From our point of view it is a meeting to initiate the onslaught on the stronghold of white minority rule in Africa. It is a meeting whose results will test anew Kwame Nkrumah's declaration, since adopted by all African States, that the independence of any one African country is meaningless, repeat meaningless, except in the context of the total liberation of Africa. This meeting of the NEC appropriately takes place before the OAU meeting, to let the voice of our people be heard on what we are fighting for, what support we need, and who we consider to be our comrades-in-arms and allies in that struggle.
We pay tribute to all our friends, supporters, brothers and comrades-in-arms, to the countries on the frontline of struggle who have sustained us and other liberation movements. We salute the great FRELIMO, President Samora Machel and the Mozambican people.
Our brothers in Tanzania, President Nyerere, TANU, the Government and people of this country no less than President Kaunda, UNIP and the Government of Zambia continue to enjoy our confidence, based on our experience of them in the past 15 years.

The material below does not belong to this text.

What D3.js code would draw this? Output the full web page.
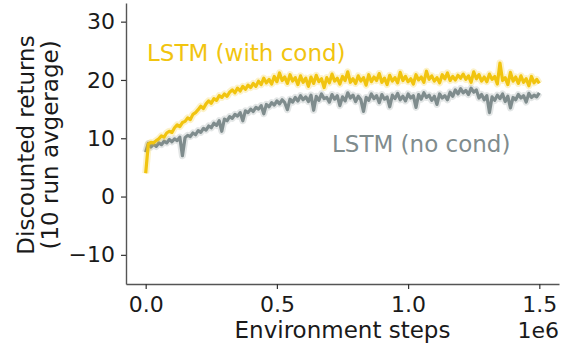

To say that our people are genuinely disturbed by current developments in which the South African regime features with such dangerous prominence is precisely to express this confidence and to appeal to them to leave the world and our own people, in no doubt as to their known commitment to the total liberation, complete Uhuru and majority rule in South Africa.
Having said this let me say once again, that we have the inescapable responsibility to make the sacrifices necessary to bring us the Uhuru we demand for ourselves. It is sacrifices which constitute the best definition of what we want, the most persuasive and irresistible appeal for support, and the highest inducement to our brothers and friends to supplement our sacrifices with their own.
Therefore, to you, remembering our leaders in prison, recalling our women's struggle, mindful of our youth, knowing the militant struggle of our workers; to you, sitting here over our destiny - in this year of destiny - when revolutionary Mozambique becomes independent across our borders, when we observe the 20th anniversary of the Freedom Charter and the 25th anniversary of June 26, to you I commend the business of this meeting.